12. It is pertinent to note that this Court in similar cases [CIT Vs. Liquid Investment Ltd, ITA 240/2009, CIT Vs H B Leasing & Finance Co. Ltd. I.T.A. No. 1612/2010 and CIT Vs. Thomson Press India Ltd, ITA 426,440/2013] has upheld the deletion of the penalty on the same ground i.e. the fact that appeals were admitted proved that the issue was debatable. The relevant portion of the orders in CIT Vs. Liquid Investment Ltd (supra) and CIT Vs. Thomson Press India Ltd (supra) is reproduced hereinbelow:-
A) Order dated 5th Liquid Investment Ltd. (supra):-
“Both the CIT(A) as well as the ITAT have set aside the penalty imposed by the Assessing Officer under Section 271(1)(c) of the Income Tax Act, 1961 on the ground that the issue of deduction under Section 14A of the Act was a debatable issue.

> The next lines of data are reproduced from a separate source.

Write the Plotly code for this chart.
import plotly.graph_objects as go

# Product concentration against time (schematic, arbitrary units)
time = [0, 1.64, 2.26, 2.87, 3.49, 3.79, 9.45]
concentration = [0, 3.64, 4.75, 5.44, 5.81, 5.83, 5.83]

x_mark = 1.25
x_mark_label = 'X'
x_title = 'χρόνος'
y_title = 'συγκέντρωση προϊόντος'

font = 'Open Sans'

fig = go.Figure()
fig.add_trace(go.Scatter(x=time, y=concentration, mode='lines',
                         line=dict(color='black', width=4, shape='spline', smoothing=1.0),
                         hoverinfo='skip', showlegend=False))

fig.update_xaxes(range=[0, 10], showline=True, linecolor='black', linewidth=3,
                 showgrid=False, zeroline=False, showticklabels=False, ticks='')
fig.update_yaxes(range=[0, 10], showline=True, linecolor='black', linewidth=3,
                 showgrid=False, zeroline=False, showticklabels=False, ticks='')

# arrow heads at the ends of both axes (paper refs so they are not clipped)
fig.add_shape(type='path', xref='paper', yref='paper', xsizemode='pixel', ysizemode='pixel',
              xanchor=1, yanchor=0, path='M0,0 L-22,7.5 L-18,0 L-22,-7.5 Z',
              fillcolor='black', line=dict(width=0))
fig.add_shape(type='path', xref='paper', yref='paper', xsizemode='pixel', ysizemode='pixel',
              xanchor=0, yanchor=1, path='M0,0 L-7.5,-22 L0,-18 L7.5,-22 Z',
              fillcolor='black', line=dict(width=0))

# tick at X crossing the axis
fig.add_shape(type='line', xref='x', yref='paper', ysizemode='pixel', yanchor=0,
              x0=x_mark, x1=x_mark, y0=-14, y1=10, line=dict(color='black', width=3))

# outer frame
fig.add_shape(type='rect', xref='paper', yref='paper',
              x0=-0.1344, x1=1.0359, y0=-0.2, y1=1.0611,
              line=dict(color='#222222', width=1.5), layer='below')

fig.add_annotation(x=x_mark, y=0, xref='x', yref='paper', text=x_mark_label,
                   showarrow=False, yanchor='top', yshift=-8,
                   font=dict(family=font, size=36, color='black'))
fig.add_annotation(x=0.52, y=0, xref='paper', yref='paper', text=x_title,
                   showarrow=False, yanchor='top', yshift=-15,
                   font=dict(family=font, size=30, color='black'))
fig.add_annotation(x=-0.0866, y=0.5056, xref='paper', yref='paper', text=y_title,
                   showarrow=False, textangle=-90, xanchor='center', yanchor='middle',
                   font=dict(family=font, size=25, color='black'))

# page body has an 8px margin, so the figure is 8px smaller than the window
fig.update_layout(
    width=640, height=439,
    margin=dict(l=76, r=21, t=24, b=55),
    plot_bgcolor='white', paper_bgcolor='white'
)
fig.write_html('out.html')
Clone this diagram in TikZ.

We may also note that against the quantum assessment where under deduction under Section 14A of the Act was prescribed to the assessee, the assessee has preferred an appeal in this Court under Section 260A of the Act which has also been admitted and substantial question of law framed. This itself shows that the issue is debatable. For these reasons, we are of the opinion that no question of law arises in the present case.”
B) Order dated 3rd March, 2014 passed by this Court in CIT Vs. Thomson Press India Ltd (supra :-
“This Court is of the opinion that where the question of law as raised by the assessee has been framed and admitted in the circumstances of this case, imposition of penalty cannot be justified. The appeals being bereft of substantial question of law are dismissed.”
5. Keeping in view the aforesaid, this Court is of the view that no substantial question of law arises for consideration in the present appeal. Accordingly, the present appeal along with pending application is dismissed.